Haman seeks comfort from his inner circle, the same people who had advised him to build the gallows in the first place. But he finds no comfort here. He lays out the whole sorry tale, and their reaction is not sympathy, but terror. They function here as a sort of pagan chorus, interpreting the events with a clarity that Haman lacks. Notice their logic. It is not, "If Mordecai is favored by the king..." but rather, "If Mordecai... is of the seed of the Jews." They recognize that his Jewishness is the decisive factor. They see a supernatural, covenantal reality at play. They understand that there is something unique and unconquerable about the people of God. Their counsel is a prophecy of doom. They use the emphatic Hebrew construction for will surely fall, which literally reads "falling you will fall." This is not a maybe. This is a certainty. You have started to fall, and you will not stop until you hit the bottom. This is the world's backhanded acknowledgment of the Abrahamic covenant: "I will bless those who bless you, and him who dishonors you I will curse" (Gen. 12:3). Haman has picked a fight with the wrong man because he picked a fight with the wrong God.

14 While they were still speaking with him, the king’s eunuchs reached Haman’s home and hastily brought Haman to the feast which Esther had prepared.

The prophecy of his doom is still hanging in the air when the knock comes at the door. There is no time for Haman to process his grief, no time to plot a new scheme, no time to recover his composure. God's timing is relentless. The king's eunuchs arrive and they act hastily. The same verb was used to describe Haman's rush to get to the palace in the morning to condemn Mordecai. Now the king's men are rushing him to his own condemnation. He is being hurried along by the swift current of divine providence. He is being brought to the banquet that he believed would be the scene of his final triumph, the moment Esther would join him in condemning Mordecai. The irony is suffocating. He is an honored guest at a feast that has been prepared for his own execution. He is a dead man walking, and the whole affair is being expedited by the king himself, who remains entirely ignorant of the true drama unfolding.


Application

This passage is a potent reminder that the God we serve is the great scriptwriter of history, and His favorite genre is irony. He loves to take the plans of wicked men and turn them on their heads. He catches the wise in their own craftiness and makes the pride of man the instrument of his own undoing. For the believer, this is a profound comfort. When it seems that evil is triumphant, when the Hamans of this world are building their gallows and boasting in their power, we can rest in the knowledge that God is working, often sleeplessly, behind the scenes. Our job is not to fret or to scheme, but to be like Mordecai: faithful at our post, trusting that God will vindicate His people in His time.

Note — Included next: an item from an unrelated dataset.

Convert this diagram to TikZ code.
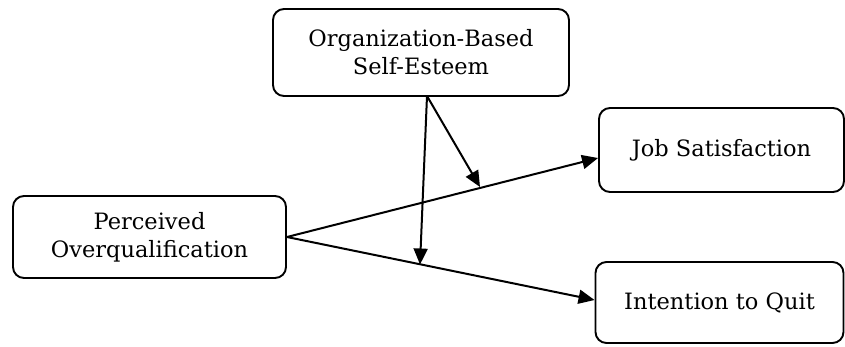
\documentclass[tikz,border=0pt]{standalone}
\usepackage{fontspec}
\setmainfont{DejaVu Serif}
\usetikzlibrary{arrows.meta}
\tikzset{
  box/.style={draw, line width=1.9pt, rounded corners=11pt, align=center, inner sep=0pt,
    font=\fontsize{22.5}{28}\selectfont},
  conn/.style={line width=2pt, -{Triangle[length=16pt,width=14pt]}},
}
\begin{document}
\begin{tikzpicture}[x=1pt,y=-1pt]
\useasboundingbox (0,0) rectangle (845,346);
\node[box, minimum width=296pt, minimum height=87pt] (obse) at (421,52.5) {Organization-Based\\Self-Esteem};
\node[box, minimum width=273pt, minimum height=82pt] (po) at (149.5,237) {Perceived\\Overqualification};
\node[box, minimum width=245pt, minimum height=84pt] (js) at (721.5,150) {Job Satisfaction};
\node[box, minimum width=248pt, minimum height=81pt] (iq) at (719.5,302.5) {Intention to Quit};
\coordinate (src) at (427,96);
\coordinate (m1) at (480,187);
\coordinate (m2) at (420,264.5);
\draw[conn] (po.east) -- (js.west |- 0,158);
\draw[conn] (po.east) -- (iq.west |- 0,300);
\draw[conn] (src) -- (m1);
\draw[conn] (src) -- (m2);
\end{tikzpicture}
\end{document}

This passage is also a fearsome warning to the proud. To set yourself against God's people is to set yourself against God. You may seem to prosper for a season, but the fall is coming, and when it begins, it will be swift, total, and irreversible. The counsel of Haman's wife is a truth that echoes through the ages: you cannot overcome the covenant people of God. To fight against them is to dash yourself against the Rock. The only sane response is to bow the knee to their King, the Lord Jesus Christ, the true seed of Abraham, the ultimate Mordecai who was humbled and then gloriously exalted. To align with Him is to share in His ultimate victory. To oppose Him is to share in Haman's certain and catastrophic fall.